Tarihin sıfır noktası olarak nitelendirilen Göbeklitepe'de bulunan taş sütun üzerindeki işaretlerin, dünyanın en eski güneş takvimi olabileceğini söylediler.
KUYRUKLU YILDIZ ÇARPMASININ TARİHİ
Bu takvimin, ilk medeniyetin doğuşunu tetikleyen bir kuyruklu yıldız çarpmasının tarihini işaret etmek amacıyla oyulmuş olabileceği düşünülüyor.
TAŞ SÜTUN ÜZERİNDEKİ İŞARETLER DİKKAT ÇEKTİ
12 bin yıllık tarihiyle dünyanın en eski inanç merkezi olarak kabul edilen Göbeklitepe'deki son bulgular, taş sütunlardaki işaretlerin aslında bir güneş takvimi olabileceğini ortaya koydu.
Edinburg Üniversitesi'nden araştırmacılar, bu işaretlerin medeniyetin kaydedilmiş en eski astrolojik olaylarından birini temsil ettiğini belirtiyor.

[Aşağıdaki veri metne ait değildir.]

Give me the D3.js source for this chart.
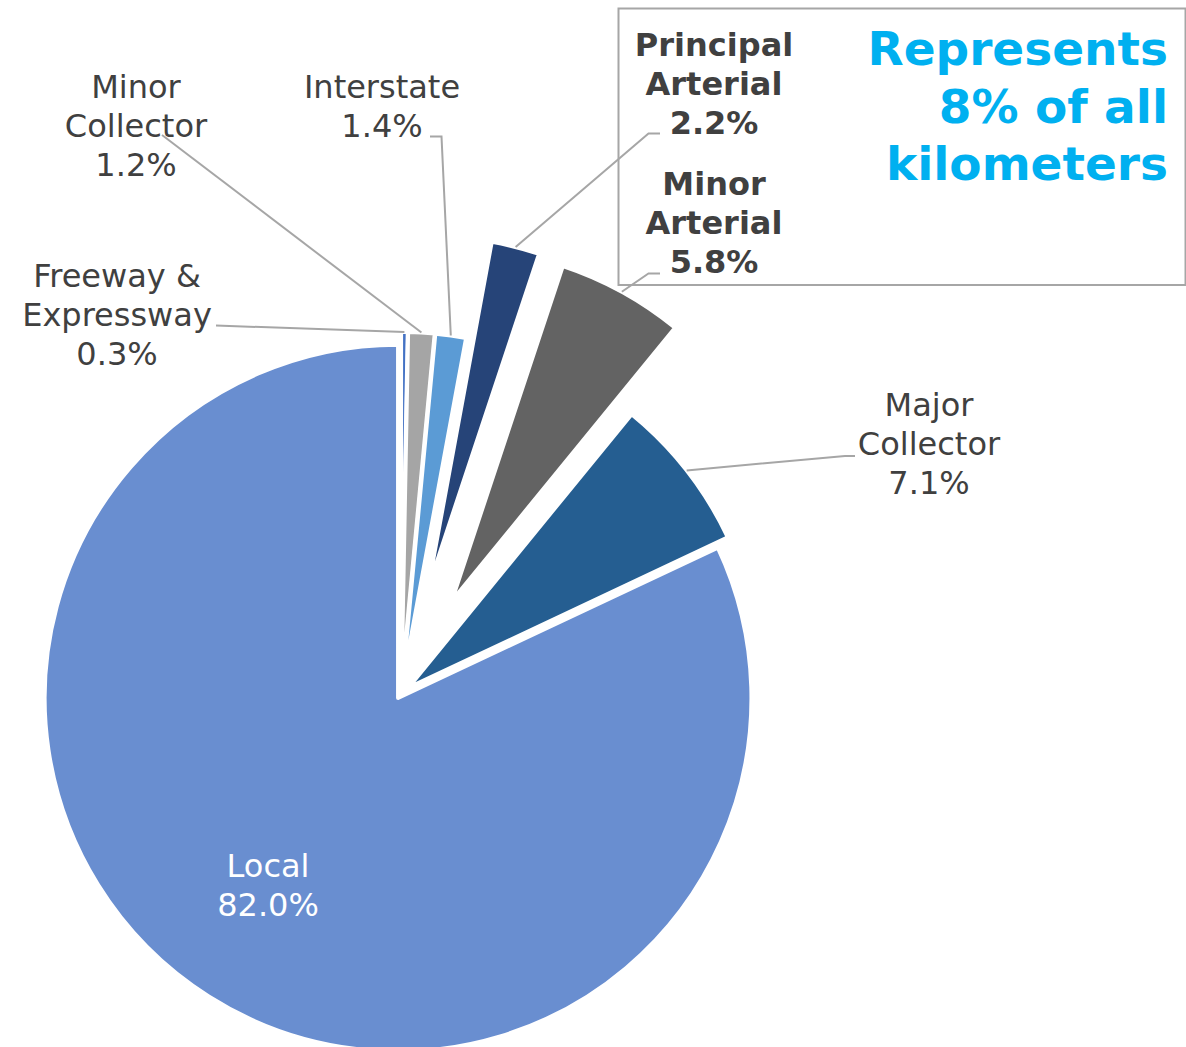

Araştırmacılara göre, Göbeklitepe'deki bu oymalar, yaklaşık 13.000 yıl önce gerçekleşen bir kuyruklu yıldız çarpmasının tarihini kaydetmek için yapılmış olabilir. Bu çarpmanın, dünya genelinde 1,200 yıldan fazla süren bir mini buzul çağına yol açtığı ve pek çok büyük hayvan türünün yok olmasına neden olduğu düşünülüyor. Ayrıca, bu olayın ardından Batı Asya'da tarımda ve yaşam tarzında büyük değişikliklerin meydana gelmesi ve medeniyetin doğuşunun bu değişimlerle ilişkili olabileceği öne sürülüyor.
HER BİR V ŞEKLİ TEK BİR GÜNÜ SİMGELİYOR
Yapılan yeni analizler, sütunlara oyulmuş V şeklindeki sembollerin her birinin tek bir günü temsil ettiğini ortaya çıkardı.

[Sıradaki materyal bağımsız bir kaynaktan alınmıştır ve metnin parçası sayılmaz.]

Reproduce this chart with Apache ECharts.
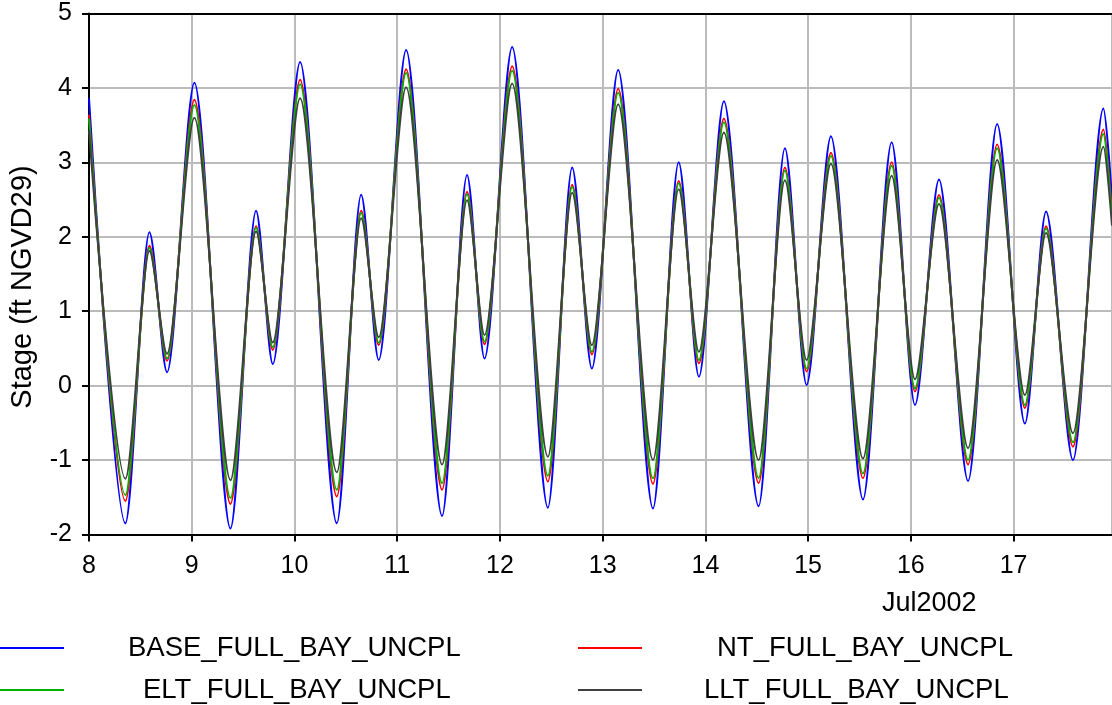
<!DOCTYPE html>
<html>
<head>
<meta charset="utf-8">
<script src="https://cdn.jsdelivr.net/npm/echarts@6/dist/echarts.min.js"></script>
<style>
html,body{margin:0;padding:0;background:#fff;}
#chart{width:1112px;height:705px;}
</style>
</head>
<body>
<div id="chart"></div>
<script>
// Times of highs/lows, in day-of-month (July 2002)
const tideTimes = [8.000, 8.354, 8.588, 8.760, 9.026, 9.377, 9.626, 9.789, 10.055, 10.412, 10.649, 10.820, 11.087, 11.437, 11.680, 11.850, 12.119, 12.467, 12.703, 12.895, 13.151, 13.490, 13.740, 13.937, 14.180, 14.518, 14.774, 14.985, 15.222, 15.534, 15.813, 16.040, 16.274, 16.557, 16.840, 17.110, 17.316, 17.578, 17.874, 17.958];
const baseStage = [3.86, -1.85, 2.06, 0.18, 4.07, -1.92, 2.35, 0.29, 4.35, -1.85, 2.565, 0.344, 4.51, -1.75, 2.83, 0.365, 4.55, -1.64, 2.93, 0.23, 4.24, -1.65, 3.00, 0.12, 3.82, -1.62, 3.19, 0.01, 3.35, -1.53, 3.27, -0.26, 2.77, -1.28, 3.515, -0.51, 2.34, -1.00, 3.725, 2.5];
const ntStage = [3.64, -1.55, 1.88, 0.335, 3.84, -1.59, 2.14, 0.48, 4.11, -1.49, 2.35, 0.545, 4.25, -1.40, 2.605, 0.555, 4.29, -1.29, 2.70, 0.42, 3.99, -1.32, 2.75, 0.30, 3.59, -1.31, 2.93, 0.19, 3.13, -1.245, 3.00, -0.08, 2.56, -1.06, 3.24, -0.30, 2.14, -0.82, 3.44, 2.3];
const eltStage = [3.59, -1.47, 1.85, 0.365, 3.77, -1.51, 2.12, 0.515, 4.05, -1.40, 2.32, 0.577, 4.20, -1.31, 2.57, 0.59, 4.23, -1.21, 2.67, 0.455, 3.935, -1.245, 2.72, 0.344, 3.54, -1.24, 2.89, 0.23, 3.085, -1.18, 2.955, -0.04, 2.525, -1.00, 3.19, -0.26, 2.11, -0.76, 3.38, 2.25];
const lltStage = [3.43, -1.25, 1.81, 0.43, 3.60, -1.27, 2.07, 0.58, 3.86, -1.165, 2.25, 0.65, 4.01, -1.06, 2.49, 0.68, 4.06, -0.955, 2.59, 0.545, 3.78, -1.00, 2.64, 0.455, 3.40, -1.00, 2.76, 0.344, 2.98, -0.98, 2.82, 0.085, 2.44, -0.84, 3.03, -0.126, 2.05, -0.64, 3.21, 2.15];
const seriesNames = ['BASE_FULL_BAY_UNCPL', 'NT_FULL_BAY_UNCPL', 'ELT_FULL_BAY_UNCPL', 'LLT_FULL_BAY_UNCPL'];
const dayTickLabels = ['8', '9', '10', '11', '12', '13', '14', '15', '16', '17'];
const monthLabel = 'Jul2002';
const yTitle = 'Stage (ft NGVD29)';

const colors = ['#0000ff', '#ff0000', '#00b000', '#404040'];
const stageArrays = [baseStage, ntStage, eltStage, lltStage];
const FONT = 'Liberation Sans, Arial, sans-serif';

const chart = echarts.init(document.getElementById('chart'), null, {renderer: 'canvas'});

const series = seriesNames.map((name, i) => ({
  name: name,
  type: 'line',
  data: tideTimes.map((t, k) => [t, stageArrays[i][k]]),
  smooth: 0.3,
  smoothMonotone: 'x',
  symbol: 'none',
  showSymbol: false,
  clip: true,
  lineStyle: {color: colors[i], width: 2},
  itemStyle: {color: colors[i]},
  z: 2 + i,
  animation: false
}));

const legendPos = [
  {left: 0, top: 634},
  {left: 578, top: 634},
  {left: 0, top: 676},
  {left: 578, top: 676}
];
const legendPad = [59, 70, 74, 57];
const legends = seriesNames.map((name, i) => ({
  data: [{name: name, icon: 'rect'}],
  left: legendPos[i].left,
  top: legendPos[i].top,
  padding: 0,
  itemWidth: 64,
  itemHeight: 2,
  selectedMode: false,
  itemStyle: {color: colors[i], borderWidth: 0},
  textStyle: {fontFamily: FONT, fontSize: 27.5, color: '#000', padding: [0, 0, 0, legendPad[i]]}
}));

chart.setOption({
  animation: false,
  backgroundColor: '#fff',
  grid: {left: 89, right: 0, top: 13.5, bottom: 170.5, containLabel: false, outerBoundsMode: 'none'},
  legend: legends,
  xAxis: [{
    type: 'value',
    min: 8,
    max: 17.958,
    interval: 1,
    axisLine: {show: true, onZero: false, lineStyle: {color: '#000', width: 2}},
    axisTick: {show: true, inside: false, length: 7, lineStyle: {color: '#000', width: 2}},
    axisLabel: {
      show: true, margin: 19, fontFamily: FONT, fontSize: 25, color: '#000',
      showMaxLabel: false,
      formatter: v => { const idx = Math.round(v) - 8; return (Math.abs(v - Math.round(v)) < 1e-6 && dayTickLabels[idx]) ? dayTickLabels[idx] : ''; }
    },
    splitLine: {show: true, lineStyle: {color: '#bbbbbb', width: 2}}
  }, {
    type: 'value',
    position: 'top',
    min: 8,
    max: 17.958,
    axisLine: {show: true, onZero: false, lineStyle: {color: '#000', width: 2}},
    axisTick: {show: false},
    axisLabel: {show: false},
    splitLine: {show: false}
  }],
  yAxis: {
    type: 'value',
    min: -2,
    max: 5,
    interval: 1,
    name: yTitle,
    nameLocation: 'middle',
    nameGap: 52,
    nameRotate: 90,
    nameTextStyle: {fontFamily: FONT, fontSize: 29, color: '#000', padding: [0, 26, 0, 0]},
    axisLine: {show: true, onZero: false, lineStyle: {color: '#000', width: 2}},
    axisTick: {show: true, inside: false, length: 7, lineStyle: {color: '#000', width: 2}},
    axisLabel: {margin: 17, fontFamily: FONT, fontSize: 25, color: '#000'},
    splitLine: {show: true, lineStyle: {color: '#bbbbbb', width: 2}}
  },
  graphic: [{
    type: 'text',
    left: 882,
    top: 590,
    style: {text: monthLabel, font: '27px ' + FONT, fill: '#000'}
  }],
  series: series
});
</script>
</body>
</html>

Bu bulgu, araştırmacıların 12 ay ve 11 ek günden oluşan 365 günlük bir güneş takvimi modelini sütunlar üzerinde saymalarına olanak sağladı.
Sütunlardaki oymaların hem ayın hem de güneşin döngülerini tasvir ettiği için, bu işaretlerin dünyanın bilinen en eski lunisolar takvimi olabileceği belirtiliyor.
'GÖBEKLİTEPE SAKİNLERİ GÖKYÜZÜNÜ YAKINDAN İZLEMİŞ'
Araştırmayı yürüten bilim insanı Dr. Martin Sweatman, konuyla ilgili şu açıklamalarda bulundu:
"Göbeklitepe'de yaşayanların gökyüzünü dikkatle gözlemledikleri anlaşılıyor, bu, bir kuyruklu yıldız çarpması sonucu dünyalarının büyük ölçüde değişmiş olmasıyla beklenebilecek bir durum. Bu olay, yeni bir dinin ortaya çıkmasına ve soğuk iklim koşullarıyla başa çıkmak amacıyla tarımda yeniliklerin yapılmasına neden olarak medeniyetin gelişimini tetiklemiş olabilir. Muhtemelen, bu gözlemlerini kaydetme çabaları, binlerce yıl sonra yazının ortaya çıkmasına giden yolda atılan ilk adımlar olabilir."